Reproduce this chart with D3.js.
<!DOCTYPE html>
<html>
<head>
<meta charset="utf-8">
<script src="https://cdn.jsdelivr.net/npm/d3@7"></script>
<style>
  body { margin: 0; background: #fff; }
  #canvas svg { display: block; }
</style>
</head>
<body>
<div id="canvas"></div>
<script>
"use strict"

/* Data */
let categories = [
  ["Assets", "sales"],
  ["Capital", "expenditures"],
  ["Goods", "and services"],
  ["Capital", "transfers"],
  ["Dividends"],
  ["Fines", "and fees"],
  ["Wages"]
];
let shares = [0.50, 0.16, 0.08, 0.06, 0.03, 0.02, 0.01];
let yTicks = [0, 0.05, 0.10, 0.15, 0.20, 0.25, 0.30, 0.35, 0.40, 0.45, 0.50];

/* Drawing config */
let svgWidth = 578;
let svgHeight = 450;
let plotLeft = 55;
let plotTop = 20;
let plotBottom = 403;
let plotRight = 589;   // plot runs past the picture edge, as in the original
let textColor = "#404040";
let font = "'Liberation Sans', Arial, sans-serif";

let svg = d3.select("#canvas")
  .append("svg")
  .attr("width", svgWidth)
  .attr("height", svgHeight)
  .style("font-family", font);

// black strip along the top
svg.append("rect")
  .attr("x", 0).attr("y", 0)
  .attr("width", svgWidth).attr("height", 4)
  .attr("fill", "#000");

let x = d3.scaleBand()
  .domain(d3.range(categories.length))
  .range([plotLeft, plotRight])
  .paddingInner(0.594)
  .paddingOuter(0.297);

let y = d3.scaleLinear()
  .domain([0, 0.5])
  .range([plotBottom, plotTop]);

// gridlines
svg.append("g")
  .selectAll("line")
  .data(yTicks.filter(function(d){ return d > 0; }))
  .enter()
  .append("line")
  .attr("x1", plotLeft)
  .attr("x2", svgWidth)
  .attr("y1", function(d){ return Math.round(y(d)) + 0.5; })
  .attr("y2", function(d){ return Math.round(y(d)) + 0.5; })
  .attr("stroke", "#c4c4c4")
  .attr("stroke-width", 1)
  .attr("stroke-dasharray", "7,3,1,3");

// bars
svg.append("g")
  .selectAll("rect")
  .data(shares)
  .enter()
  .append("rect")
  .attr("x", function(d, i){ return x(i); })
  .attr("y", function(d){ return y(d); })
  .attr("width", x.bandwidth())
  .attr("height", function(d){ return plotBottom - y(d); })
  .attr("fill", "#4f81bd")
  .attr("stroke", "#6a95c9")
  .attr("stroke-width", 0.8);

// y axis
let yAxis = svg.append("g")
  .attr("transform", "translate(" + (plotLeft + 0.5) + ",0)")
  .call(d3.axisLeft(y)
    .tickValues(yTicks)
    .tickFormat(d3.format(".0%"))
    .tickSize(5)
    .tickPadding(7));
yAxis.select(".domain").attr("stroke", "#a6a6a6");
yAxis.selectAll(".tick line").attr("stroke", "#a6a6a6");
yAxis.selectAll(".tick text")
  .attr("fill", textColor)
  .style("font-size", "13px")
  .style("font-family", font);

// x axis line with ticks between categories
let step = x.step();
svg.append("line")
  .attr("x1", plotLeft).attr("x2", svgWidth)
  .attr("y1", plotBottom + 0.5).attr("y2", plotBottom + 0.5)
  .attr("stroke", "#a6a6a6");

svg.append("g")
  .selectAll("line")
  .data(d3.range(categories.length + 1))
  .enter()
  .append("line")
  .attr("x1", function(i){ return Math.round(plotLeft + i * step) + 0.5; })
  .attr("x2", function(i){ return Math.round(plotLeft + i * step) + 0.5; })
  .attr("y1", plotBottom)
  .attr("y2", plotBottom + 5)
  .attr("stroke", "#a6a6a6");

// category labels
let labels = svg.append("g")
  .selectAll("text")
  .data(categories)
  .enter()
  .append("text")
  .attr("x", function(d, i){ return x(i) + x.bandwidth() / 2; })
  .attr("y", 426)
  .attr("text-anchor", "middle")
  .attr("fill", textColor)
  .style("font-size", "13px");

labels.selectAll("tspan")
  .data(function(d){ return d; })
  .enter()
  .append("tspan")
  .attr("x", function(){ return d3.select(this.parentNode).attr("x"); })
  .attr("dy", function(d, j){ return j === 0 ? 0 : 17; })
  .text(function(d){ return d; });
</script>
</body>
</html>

=-=-=

TASK INSTRUCTIONS:
Return exactly the lines that run from the top of the listing above to the line containing "0.40, 0.45, 0.50];", please, keeping both end lines and leaving out everything else.

RESPONSE:
Reproduce this chart with D3.js.
<!DOCTYPE html>
<html>
<head>
<meta charset="utf-8">
<script src="https://cdn.jsdelivr.net/npm/d3@7"></script>
<style>
  body { margin: 0; background: #fff; }
  #canvas svg { display: block; }
</style>
</head>
<body>
<div id="canvas"></div>
<script>
"use strict"

/* Data */
let categories = [
  ["Assets", "sales"],
  ["Capital", "expenditures"],
  ["Goods", "and services"],
  ["Capital", "transfers"],
  ["Dividends"],
  ["Fines", "and fees"],
  ["Wages"]
];
let shares = [0.50, 0.16, 0.08, 0.06, 0.03, 0.02, 0.01];
let yTicks = [0, 0.05, 0.10, 0.15, 0.20, 0.25, 0.30, 0.35, 0.40, 0.45, 0.50];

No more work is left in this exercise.